» TO DO:
All of the lines below are to be printed again exactly; images are excluded from the output.

» DATA SEGMENT:
──────────
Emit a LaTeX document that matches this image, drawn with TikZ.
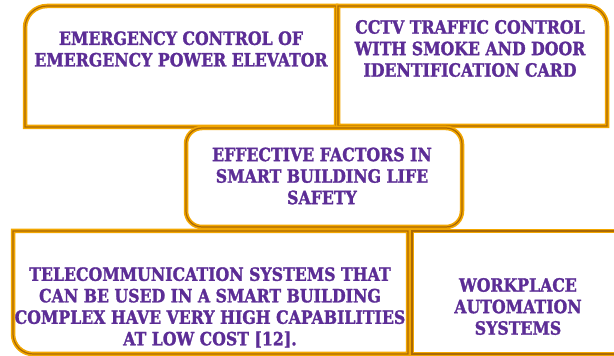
\documentclass[tikz,border=0pt]{standalone}
\usepackage{fontspec}
\setmainfont{DejaVu Serif}[FakeStretch=0.86, BoldFeatures={FakeBold=1.5}]

\definecolor{goldframe}{RGB}{242,166,0}
\definecolor{goldshade}{RGB}{170,105,5}
\definecolor{factorpurple}{RGB}{92,45,150}

\begin{document}
\begin{tikzpicture} [
    x=1pt, y=1pt,
    frame/.style    = { draw=goldframe, line width=4.5pt, fill=white,
                        postaction={draw=goldshade, line width=1.2pt} },
    label/.style    = { text=factorpurple, align=center,
                        font=\fontsize{18.3}{21.5}\selectfont\bfseries },
  ]

  \useasboundingbox (0,0) rectangle (614,356);
  \clip (0,0) rectangle (614,356);

  % Define the frames
  \path [frame] (25,229) -- (25,328) arc[start angle=180, end angle=90, radius=22]
                -- (336,350) -- (336,229) -- cycle;
  \path [frame] (338,230) -- (338,350) -- (587,350)
                arc[start angle=90, end angle=0, radius=20] -- (607,230) -- cycle;
  \path [frame] (13,125) -- (13,22) arc[start angle=180, end angle=270, radius=20]
                -- (408,2) -- (408,125) -- cycle;
  \path [frame] (412,125) -- (412,2) -- (630,2) -- (630,125) -- cycle;
  \path [frame, rounded corners=16] (186,129) rectangle (462,228);

  % Define the labels
  \node[label](elevator) at (181,307) {EMERGENCY CONTROL OF\\EMERGENCY POWER ELEVATOR};
  \node[label](cctv) at (470,307.5) {CCTV TRAFFIC CONTROL\\WITH SMOKE AND DOOR\\IDENTIFICATION CARD};
  \node[label](factors) at (322,180) {EFFECTIVE FACTORS IN\\SMART BUILDING LIFE\\SAFETY};
  \node[label](telecom) at (210,48.5) {TELECOMMUNICATION SYSTEMS THAT\\CAN BE USED IN A SMART BUILDING\\COMPLEX HAVE VERY HIGH CAPABILITIES\\AT LOW COST [12].};
  \node[label](workplace) at (518,49.5) {WORKPLACE\\AUTOMATION\\SYSTEMS};
\end{tikzpicture}
\end{document}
──────────
» WRITTEN RESPONSE:
Emit a LaTeX document that matches this image, drawn with TikZ.
\documentclass[tikz,border=0pt]{standalone}
\usepackage{fontspec}
\setmainfont{DejaVu Serif}[FakeStretch=0.86, BoldFeatures={FakeBold=1.5}]

\definecolor{goldframe}{RGB}{242,166,0}
\definecolor{goldshade}{RGB}{170,105,5}
\definecolor{factorpurple}{RGB}{92,45,150}

\begin{document}
\begin{tikzpicture} [
    x=1pt, y=1pt,
    frame/.style    = { draw=goldframe, line width=4.5pt, fill=white,
                        postaction={draw=goldshade, line width=1.2pt} },
    label/.style    = { text=factorpurple, align=center,
                        font=\fontsize{18.3}{21.5}\selectfont\bfseries },
  ]

  \useasboundingbox (0,0) rectangle (614,356);
  \clip (0,0) rectangle (614,356);

  % Define the frames
  \path [frame] (25,229) -- (25,328) arc[start angle=180, end angle=90, radius=22]
                -- (336,350) -- (336,229) -- cycle;
  \path [frame] (338,230) -- (338,350) -- (587,350)
                arc[start angle=90, end angle=0, radius=20] -- (607,230) -- cycle;
  \path [frame] (13,125) -- (13,22) arc[start angle=180, end angle=270, radius=20]
                -- (408,2) -- (408,125) -- cycle;
  \path [frame] (412,125) -- (412,2) -- (630,2) -- (630,125) -- cycle;
  \path [frame, rounded corners=16] (186,129) rectangle (462,228);

  % Define the labels
  \node[label](elevator) at (181,307) {EMERGENCY CONTROL OF\\EMERGENCY POWER ELEVATOR};
  \node[label](cctv) at (470,307.5) {CCTV TRAFFIC CONTROL\\WITH SMOKE AND DOOR\\IDENTIFICATION CARD};
  \node[label](factors) at (322,180) {EFFECTIVE FACTORS IN\\SMART BUILDING LIFE\\SAFETY};
  \node[label](telecom) at (210,48.5) {TELECOMMUNICATION SYSTEMS THAT\\CAN BE USED IN A SMART BUILDING\\COMPLEX HAVE VERY HIGH CAPABILITIES\\AT LOW COST [12].};
  \node[label](workplace) at (518,49.5) {WORKPLACE\\AUTOMATION\\SYSTEMS};
\end{tikzpicture}
\end{document}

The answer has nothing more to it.